> TASK DESCRIPTION:
Only lines with the word "that" are needed; collect each of them from the listing below.

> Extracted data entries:
.....
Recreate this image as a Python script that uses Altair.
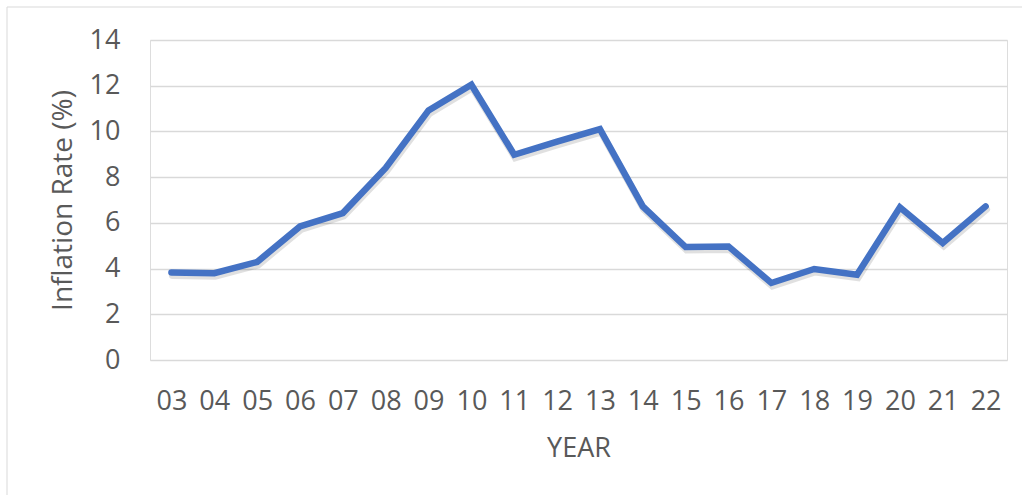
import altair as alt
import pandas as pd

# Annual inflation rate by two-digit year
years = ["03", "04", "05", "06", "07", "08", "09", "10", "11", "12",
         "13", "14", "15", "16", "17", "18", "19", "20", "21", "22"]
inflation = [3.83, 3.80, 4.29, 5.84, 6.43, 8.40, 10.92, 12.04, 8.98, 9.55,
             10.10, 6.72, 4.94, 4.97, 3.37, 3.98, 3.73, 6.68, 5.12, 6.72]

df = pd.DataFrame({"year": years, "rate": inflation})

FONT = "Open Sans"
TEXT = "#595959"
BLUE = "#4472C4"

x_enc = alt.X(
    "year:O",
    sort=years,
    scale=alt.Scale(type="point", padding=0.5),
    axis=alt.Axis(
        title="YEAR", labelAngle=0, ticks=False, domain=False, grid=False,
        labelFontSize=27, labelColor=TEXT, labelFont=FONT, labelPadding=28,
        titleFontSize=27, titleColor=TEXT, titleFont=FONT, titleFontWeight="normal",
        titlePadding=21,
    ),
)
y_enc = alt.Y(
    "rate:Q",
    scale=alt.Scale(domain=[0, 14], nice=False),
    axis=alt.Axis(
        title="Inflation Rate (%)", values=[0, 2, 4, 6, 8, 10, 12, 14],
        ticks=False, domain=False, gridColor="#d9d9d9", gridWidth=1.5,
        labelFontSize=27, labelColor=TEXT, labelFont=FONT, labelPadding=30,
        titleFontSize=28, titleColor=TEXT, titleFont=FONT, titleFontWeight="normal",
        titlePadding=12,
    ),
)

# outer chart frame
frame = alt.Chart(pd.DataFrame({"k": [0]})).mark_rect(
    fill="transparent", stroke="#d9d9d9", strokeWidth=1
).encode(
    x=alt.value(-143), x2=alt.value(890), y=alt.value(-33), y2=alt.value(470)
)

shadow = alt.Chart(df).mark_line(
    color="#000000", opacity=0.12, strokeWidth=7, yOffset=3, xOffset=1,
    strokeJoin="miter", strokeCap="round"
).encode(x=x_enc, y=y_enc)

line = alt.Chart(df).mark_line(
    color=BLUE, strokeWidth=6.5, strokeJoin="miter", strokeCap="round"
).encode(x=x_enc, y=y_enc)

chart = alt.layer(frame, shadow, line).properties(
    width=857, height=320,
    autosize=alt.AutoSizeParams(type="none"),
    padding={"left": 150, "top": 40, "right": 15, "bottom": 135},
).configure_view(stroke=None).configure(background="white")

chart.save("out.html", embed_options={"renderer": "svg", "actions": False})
.....
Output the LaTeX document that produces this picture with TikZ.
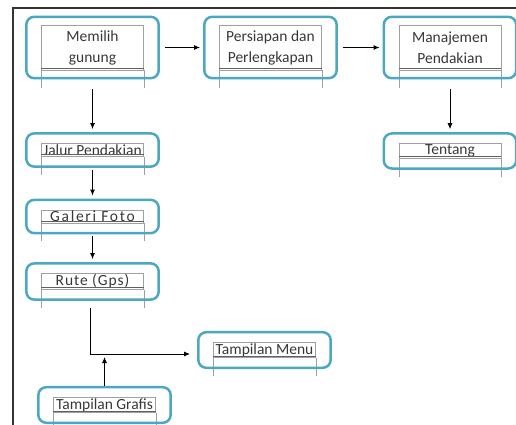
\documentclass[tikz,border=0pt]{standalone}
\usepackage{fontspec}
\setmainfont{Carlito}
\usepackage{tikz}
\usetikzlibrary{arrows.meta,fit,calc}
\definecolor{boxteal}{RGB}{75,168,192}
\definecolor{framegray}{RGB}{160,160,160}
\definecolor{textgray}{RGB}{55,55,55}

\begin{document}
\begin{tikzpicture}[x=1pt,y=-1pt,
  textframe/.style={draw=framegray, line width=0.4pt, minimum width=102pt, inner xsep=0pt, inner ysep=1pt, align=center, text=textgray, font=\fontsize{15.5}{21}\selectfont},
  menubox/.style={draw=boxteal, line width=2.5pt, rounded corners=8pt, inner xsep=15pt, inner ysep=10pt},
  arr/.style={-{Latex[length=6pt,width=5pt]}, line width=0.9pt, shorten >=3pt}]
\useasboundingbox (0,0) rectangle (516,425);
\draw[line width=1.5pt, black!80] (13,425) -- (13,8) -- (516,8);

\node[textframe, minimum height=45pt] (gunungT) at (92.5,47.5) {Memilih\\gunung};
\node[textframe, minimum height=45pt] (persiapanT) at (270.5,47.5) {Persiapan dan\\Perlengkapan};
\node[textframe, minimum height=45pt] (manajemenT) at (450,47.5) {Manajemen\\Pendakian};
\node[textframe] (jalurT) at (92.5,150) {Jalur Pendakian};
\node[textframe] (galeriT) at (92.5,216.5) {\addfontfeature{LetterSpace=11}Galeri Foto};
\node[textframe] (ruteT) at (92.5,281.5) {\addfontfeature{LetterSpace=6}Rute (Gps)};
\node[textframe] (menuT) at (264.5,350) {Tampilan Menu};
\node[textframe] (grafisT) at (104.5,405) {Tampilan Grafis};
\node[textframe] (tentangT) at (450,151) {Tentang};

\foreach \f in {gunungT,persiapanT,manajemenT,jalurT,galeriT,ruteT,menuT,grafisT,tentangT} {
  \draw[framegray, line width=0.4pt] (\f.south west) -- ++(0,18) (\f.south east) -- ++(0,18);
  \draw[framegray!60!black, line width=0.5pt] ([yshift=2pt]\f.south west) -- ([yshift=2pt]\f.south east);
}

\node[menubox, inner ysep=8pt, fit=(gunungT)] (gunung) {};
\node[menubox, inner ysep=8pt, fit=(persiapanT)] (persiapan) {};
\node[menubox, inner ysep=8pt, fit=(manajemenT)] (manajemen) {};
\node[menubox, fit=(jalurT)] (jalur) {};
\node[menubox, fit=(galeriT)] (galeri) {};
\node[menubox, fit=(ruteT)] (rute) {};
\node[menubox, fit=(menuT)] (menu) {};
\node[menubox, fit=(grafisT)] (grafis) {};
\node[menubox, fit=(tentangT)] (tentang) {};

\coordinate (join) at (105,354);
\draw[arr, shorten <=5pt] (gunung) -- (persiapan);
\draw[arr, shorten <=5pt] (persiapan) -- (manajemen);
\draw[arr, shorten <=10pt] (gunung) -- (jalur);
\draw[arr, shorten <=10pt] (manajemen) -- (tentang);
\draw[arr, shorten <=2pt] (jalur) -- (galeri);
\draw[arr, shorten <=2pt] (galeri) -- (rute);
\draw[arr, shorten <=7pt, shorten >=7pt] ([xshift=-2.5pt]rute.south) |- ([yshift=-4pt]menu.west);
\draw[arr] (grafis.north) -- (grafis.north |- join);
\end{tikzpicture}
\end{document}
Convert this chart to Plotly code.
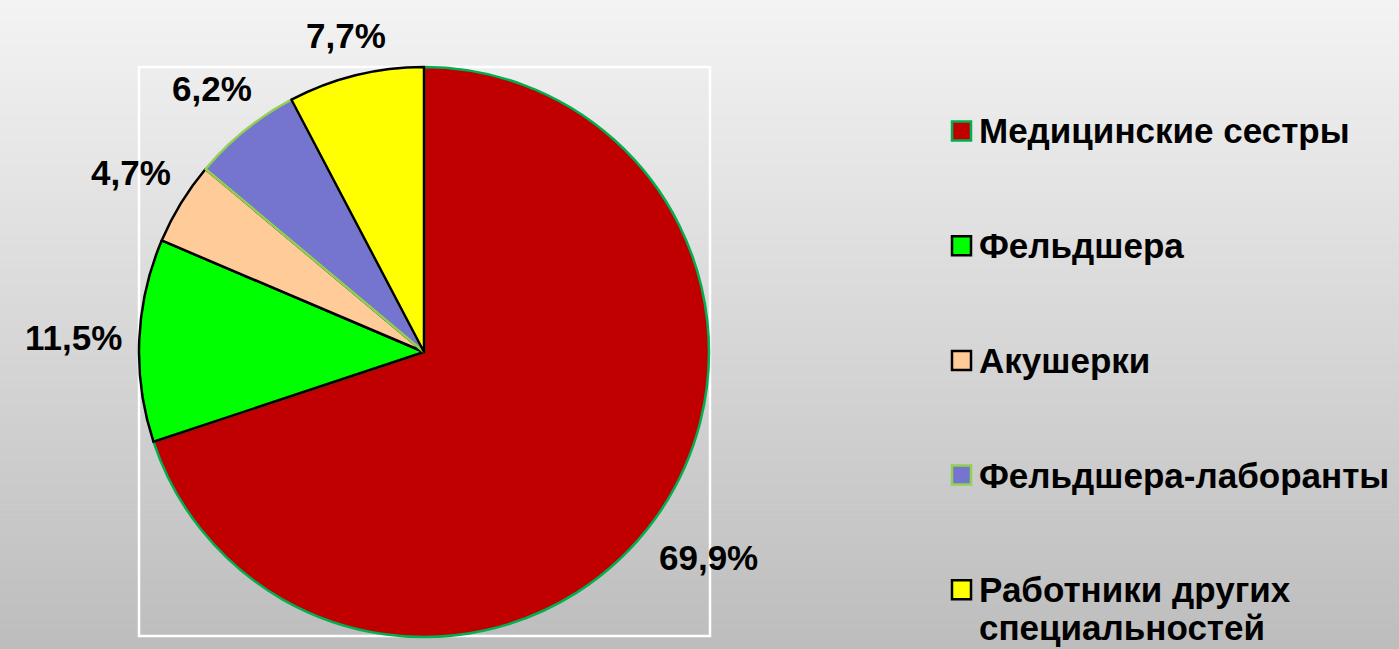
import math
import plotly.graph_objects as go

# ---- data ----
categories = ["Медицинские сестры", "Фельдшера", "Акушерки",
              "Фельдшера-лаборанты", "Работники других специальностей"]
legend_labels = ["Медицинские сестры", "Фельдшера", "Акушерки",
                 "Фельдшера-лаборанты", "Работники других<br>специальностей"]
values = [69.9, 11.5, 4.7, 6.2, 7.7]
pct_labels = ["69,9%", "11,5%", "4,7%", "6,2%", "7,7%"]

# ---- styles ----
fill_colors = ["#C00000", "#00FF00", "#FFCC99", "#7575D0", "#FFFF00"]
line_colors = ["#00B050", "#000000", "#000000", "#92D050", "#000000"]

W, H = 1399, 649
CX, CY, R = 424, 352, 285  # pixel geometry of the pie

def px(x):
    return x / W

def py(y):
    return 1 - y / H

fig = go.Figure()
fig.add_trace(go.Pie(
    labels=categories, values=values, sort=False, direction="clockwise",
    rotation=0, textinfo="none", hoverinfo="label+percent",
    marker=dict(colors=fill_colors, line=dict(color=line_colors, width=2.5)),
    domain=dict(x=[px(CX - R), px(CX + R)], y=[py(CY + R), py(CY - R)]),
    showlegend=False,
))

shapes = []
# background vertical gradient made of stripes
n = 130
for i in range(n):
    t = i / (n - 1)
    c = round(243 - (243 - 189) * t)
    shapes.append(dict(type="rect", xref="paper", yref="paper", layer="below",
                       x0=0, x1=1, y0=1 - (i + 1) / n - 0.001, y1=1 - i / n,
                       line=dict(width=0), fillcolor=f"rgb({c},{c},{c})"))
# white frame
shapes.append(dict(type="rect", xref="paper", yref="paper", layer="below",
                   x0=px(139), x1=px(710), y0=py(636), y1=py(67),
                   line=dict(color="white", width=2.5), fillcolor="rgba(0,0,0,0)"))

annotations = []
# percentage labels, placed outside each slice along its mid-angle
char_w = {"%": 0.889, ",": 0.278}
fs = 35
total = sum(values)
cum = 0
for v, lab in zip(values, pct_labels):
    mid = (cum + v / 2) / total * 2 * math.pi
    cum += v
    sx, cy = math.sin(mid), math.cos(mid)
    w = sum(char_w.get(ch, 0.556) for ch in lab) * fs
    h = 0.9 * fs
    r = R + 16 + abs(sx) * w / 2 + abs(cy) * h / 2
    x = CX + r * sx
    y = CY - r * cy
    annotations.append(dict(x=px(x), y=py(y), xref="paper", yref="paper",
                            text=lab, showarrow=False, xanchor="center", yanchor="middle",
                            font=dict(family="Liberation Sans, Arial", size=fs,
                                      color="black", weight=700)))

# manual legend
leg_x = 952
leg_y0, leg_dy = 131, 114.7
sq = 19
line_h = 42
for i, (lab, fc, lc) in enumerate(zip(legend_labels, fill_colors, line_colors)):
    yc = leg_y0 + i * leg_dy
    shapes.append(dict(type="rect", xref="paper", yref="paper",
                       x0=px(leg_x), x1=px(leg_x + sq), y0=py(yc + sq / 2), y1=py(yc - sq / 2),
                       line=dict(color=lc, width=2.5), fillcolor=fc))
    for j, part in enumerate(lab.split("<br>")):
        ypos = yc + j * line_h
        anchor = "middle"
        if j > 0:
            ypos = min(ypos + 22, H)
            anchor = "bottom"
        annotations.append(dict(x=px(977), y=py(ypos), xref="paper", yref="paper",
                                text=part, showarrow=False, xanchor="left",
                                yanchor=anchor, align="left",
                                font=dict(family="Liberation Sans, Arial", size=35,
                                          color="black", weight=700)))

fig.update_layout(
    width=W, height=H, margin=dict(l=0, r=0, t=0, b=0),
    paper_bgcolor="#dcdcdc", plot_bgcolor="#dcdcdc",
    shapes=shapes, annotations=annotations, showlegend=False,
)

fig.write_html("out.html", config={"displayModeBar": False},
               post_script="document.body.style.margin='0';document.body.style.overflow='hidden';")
.....
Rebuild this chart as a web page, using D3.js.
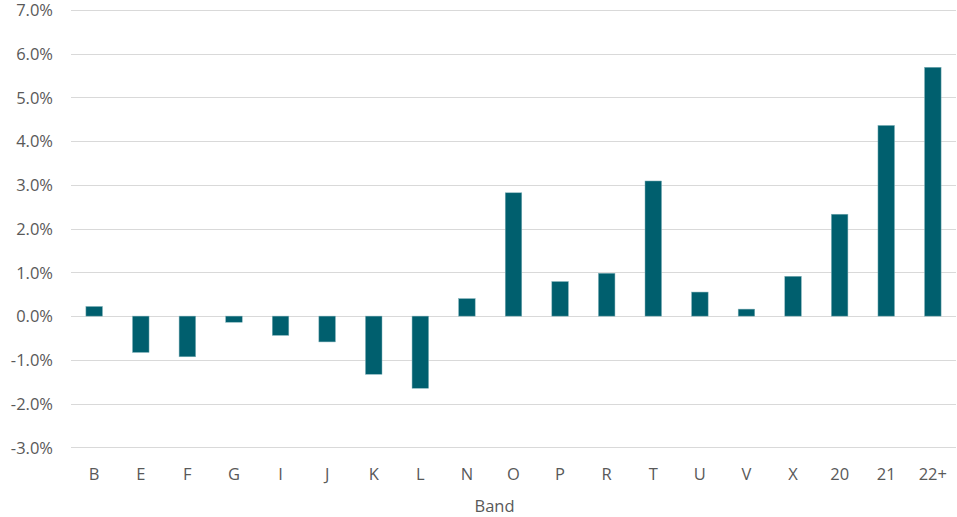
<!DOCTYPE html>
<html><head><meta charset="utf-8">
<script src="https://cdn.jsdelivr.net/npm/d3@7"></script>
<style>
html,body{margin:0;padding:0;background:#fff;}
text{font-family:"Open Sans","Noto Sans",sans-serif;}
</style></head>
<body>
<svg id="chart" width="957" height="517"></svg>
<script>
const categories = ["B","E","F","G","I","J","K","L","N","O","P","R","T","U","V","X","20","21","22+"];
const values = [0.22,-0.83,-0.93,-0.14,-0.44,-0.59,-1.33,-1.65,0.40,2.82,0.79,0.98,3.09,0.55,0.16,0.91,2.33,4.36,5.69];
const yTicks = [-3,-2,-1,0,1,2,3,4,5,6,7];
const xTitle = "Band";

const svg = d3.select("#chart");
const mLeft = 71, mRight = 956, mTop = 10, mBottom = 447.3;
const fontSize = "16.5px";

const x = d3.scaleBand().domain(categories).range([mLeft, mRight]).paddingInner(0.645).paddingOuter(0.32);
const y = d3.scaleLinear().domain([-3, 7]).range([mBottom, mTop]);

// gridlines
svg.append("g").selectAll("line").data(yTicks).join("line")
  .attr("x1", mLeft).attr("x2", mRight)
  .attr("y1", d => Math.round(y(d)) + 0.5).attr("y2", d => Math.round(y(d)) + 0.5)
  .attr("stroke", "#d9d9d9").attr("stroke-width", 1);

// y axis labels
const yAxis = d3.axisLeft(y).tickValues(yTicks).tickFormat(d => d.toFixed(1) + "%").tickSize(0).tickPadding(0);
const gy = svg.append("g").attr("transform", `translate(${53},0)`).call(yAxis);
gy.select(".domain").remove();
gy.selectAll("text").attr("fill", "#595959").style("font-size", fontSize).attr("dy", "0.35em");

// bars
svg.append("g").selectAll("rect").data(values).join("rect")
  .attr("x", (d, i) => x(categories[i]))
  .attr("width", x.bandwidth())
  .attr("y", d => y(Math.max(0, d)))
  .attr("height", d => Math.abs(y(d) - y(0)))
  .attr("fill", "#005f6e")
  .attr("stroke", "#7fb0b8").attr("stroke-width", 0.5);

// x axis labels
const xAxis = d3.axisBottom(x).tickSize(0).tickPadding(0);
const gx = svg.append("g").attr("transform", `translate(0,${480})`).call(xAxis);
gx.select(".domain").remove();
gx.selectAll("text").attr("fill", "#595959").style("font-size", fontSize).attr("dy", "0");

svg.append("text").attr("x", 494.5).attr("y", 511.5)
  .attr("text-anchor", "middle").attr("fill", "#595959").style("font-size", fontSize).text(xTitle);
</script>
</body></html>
.....
> WRITTEN SOLUTION:
Recreate this image as a Python script that uses Altair.
Output the LaTeX document that produces this picture with TikZ.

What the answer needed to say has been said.